→ GOAL
An exact copy of all the data is required, with pictures left out.

═══ DATASET SECTION ═══

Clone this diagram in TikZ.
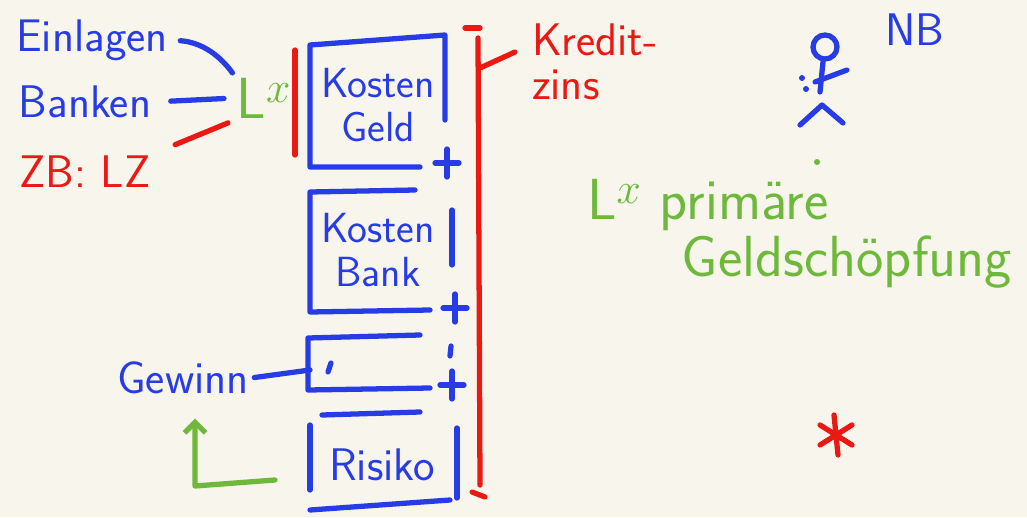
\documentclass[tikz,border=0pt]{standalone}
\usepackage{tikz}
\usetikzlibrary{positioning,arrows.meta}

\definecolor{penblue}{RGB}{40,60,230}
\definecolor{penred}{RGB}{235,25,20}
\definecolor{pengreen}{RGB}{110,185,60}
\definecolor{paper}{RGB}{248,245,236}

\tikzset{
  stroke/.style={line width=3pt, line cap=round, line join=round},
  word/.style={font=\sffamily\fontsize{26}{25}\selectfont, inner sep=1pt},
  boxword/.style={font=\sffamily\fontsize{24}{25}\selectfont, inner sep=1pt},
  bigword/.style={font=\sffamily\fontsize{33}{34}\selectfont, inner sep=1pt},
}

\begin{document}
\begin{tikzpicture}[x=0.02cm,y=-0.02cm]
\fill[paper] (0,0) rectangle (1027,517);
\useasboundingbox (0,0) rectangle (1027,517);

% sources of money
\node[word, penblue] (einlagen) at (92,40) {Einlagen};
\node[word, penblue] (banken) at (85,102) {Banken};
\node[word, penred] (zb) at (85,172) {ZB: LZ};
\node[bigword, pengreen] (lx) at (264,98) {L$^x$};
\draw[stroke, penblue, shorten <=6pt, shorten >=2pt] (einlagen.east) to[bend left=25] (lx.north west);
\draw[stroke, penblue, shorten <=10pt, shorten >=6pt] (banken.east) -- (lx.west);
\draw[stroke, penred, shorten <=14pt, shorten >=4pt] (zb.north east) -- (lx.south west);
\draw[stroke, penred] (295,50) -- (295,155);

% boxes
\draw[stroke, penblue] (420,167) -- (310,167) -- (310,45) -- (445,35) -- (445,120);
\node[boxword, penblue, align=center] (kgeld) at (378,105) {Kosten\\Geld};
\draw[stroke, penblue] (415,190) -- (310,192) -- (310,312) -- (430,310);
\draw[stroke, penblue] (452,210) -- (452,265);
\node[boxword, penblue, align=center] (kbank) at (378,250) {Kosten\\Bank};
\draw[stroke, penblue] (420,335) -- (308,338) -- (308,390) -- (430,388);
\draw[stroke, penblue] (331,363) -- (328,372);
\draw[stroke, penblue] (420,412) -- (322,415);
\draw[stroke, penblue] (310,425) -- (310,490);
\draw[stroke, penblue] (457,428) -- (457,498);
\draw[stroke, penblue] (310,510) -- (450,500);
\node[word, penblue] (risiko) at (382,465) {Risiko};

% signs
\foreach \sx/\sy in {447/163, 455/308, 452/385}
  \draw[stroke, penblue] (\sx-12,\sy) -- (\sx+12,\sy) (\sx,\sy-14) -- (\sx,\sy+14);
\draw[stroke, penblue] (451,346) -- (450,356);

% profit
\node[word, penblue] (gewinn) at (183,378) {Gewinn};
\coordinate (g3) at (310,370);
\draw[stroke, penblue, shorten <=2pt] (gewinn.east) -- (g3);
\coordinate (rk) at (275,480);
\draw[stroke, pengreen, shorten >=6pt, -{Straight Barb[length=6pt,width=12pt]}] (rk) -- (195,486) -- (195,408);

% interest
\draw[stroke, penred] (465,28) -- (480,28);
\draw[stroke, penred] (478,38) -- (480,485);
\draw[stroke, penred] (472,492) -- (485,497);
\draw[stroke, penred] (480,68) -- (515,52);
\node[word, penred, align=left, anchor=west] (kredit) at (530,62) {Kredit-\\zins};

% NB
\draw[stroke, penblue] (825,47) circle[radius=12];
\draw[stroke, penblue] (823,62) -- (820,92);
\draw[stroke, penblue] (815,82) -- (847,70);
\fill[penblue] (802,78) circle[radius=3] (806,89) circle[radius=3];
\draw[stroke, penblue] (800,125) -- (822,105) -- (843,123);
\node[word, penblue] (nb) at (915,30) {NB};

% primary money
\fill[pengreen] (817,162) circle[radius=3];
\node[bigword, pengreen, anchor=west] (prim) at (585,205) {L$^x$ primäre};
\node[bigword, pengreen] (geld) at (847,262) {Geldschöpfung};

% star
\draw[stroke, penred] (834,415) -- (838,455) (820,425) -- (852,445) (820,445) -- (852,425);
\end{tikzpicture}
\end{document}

═══

→ SOLVED PROBLEM
Clone this diagram in TikZ.
\documentclass[tikz,border=0pt]{standalone}
\usepackage{tikz}
\usetikzlibrary{positioning,arrows.meta}

\definecolor{penblue}{RGB}{40,60,230}
\definecolor{penred}{RGB}{235,25,20}
\definecolor{pengreen}{RGB}{110,185,60}
\definecolor{paper}{RGB}{248,245,236}

\tikzset{
  stroke/.style={line width=3pt, line cap=round, line join=round},
  word/.style={font=\sffamily\fontsize{26}{25}\selectfont, inner sep=1pt},
  boxword/.style={font=\sffamily\fontsize{24}{25}\selectfont, inner sep=1pt},
  bigword/.style={font=\sffamily\fontsize{33}{34}\selectfont, inner sep=1pt},
}

\begin{document}
\begin{tikzpicture}[x=0.02cm,y=-0.02cm]
\fill[paper] (0,0) rectangle (1027,517);
\useasboundingbox (0,0) rectangle (1027,517);

% sources of money
\node[word, penblue] (einlagen) at (92,40) {Einlagen};
\node[word, penblue] (banken) at (85,102) {Banken};
\node[word, penred] (zb) at (85,172) {ZB: LZ};
\node[bigword, pengreen] (lx) at (264,98) {L$^x$};
\draw[stroke, penblue, shorten <=6pt, shorten >=2pt] (einlagen.east) to[bend left=25] (lx.north west);
\draw[stroke, penblue, shorten <=10pt, shorten >=6pt] (banken.east) -- (lx.west);
\draw[stroke, penred, shorten <=14pt, shorten >=4pt] (zb.north east) -- (lx.south west);
\draw[stroke, penred] (295,50) -- (295,155);

% boxes
\draw[stroke, penblue] (420,167) -- (310,167) -- (310,45) -- (445,35) -- (445,120);
\node[boxword, penblue, align=center] (kgeld) at (378,105) {Kosten\\Geld};
\draw[stroke, penblue] (415,190) -- (310,192) -- (310,312) -- (430,310);
\draw[stroke, penblue] (452,210) -- (452,265);
\node[boxword, penblue, align=center] (kbank) at (378,250) {Kosten\\Bank};
\draw[stroke, penblue] (420,335) -- (308,338) -- (308,390) -- (430,388);
\draw[stroke, penblue] (331,363) -- (328,372);
\draw[stroke, penblue] (420,412) -- (322,415);
\draw[stroke, penblue] (310,425) -- (310,490);
\draw[stroke, penblue] (457,428) -- (457,498);
\draw[stroke, penblue] (310,510) -- (450,500);
\node[word, penblue] (risiko) at (382,465) {Risiko};

% signs
\foreach \sx/\sy in {447/163, 455/308, 452/385}
  \draw[stroke, penblue] (\sx-12,\sy) -- (\sx+12,\sy) (\sx,\sy-14) -- (\sx,\sy+14);
\draw[stroke, penblue] (451,346) -- (450,356);

% profit
\node[word, penblue] (gewinn) at (183,378) {Gewinn};
\coordinate (g3) at (310,370);
\draw[stroke, penblue, shorten <=2pt] (gewinn.east) -- (g3);
\coordinate (rk) at (275,480);
\draw[stroke, pengreen, shorten >=6pt, -{Straight Barb[length=6pt,width=12pt]}] (rk) -- (195,486) -- (195,408);

% interest
\draw[stroke, penred] (465,28) -- (480,28);
\draw[stroke, penred] (478,38) -- (480,485);
\draw[stroke, penred] (472,492) -- (485,497);
\draw[stroke, penred] (480,68) -- (515,52);
\node[word, penred, align=left, anchor=west] (kredit) at (530,62) {Kredit-\\zins};

% NB
\draw[stroke, penblue] (825,47) circle[radius=12];
\draw[stroke, penblue] (823,62) -- (820,92);
\draw[stroke, penblue] (815,82) -- (847,70);
\fill[penblue] (802,78) circle[radius=3] (806,89) circle[radius=3];
\draw[stroke, penblue] (800,125) -- (822,105) -- (843,123);
\node[word, penblue] (nb) at (915,30) {NB};

% primary money
\fill[pengreen] (817,162) circle[radius=3];
\node[bigword, pengreen, anchor=west] (prim) at (585,205) {L$^x$ primäre};
\node[bigword, pengreen] (geld) at (847,262) {Geldschöpfung};

% star
\draw[stroke, penred] (834,415) -- (838,455) (820,425) -- (852,445) (820,445) -- (852,425);
\end{tikzpicture}
\end{document}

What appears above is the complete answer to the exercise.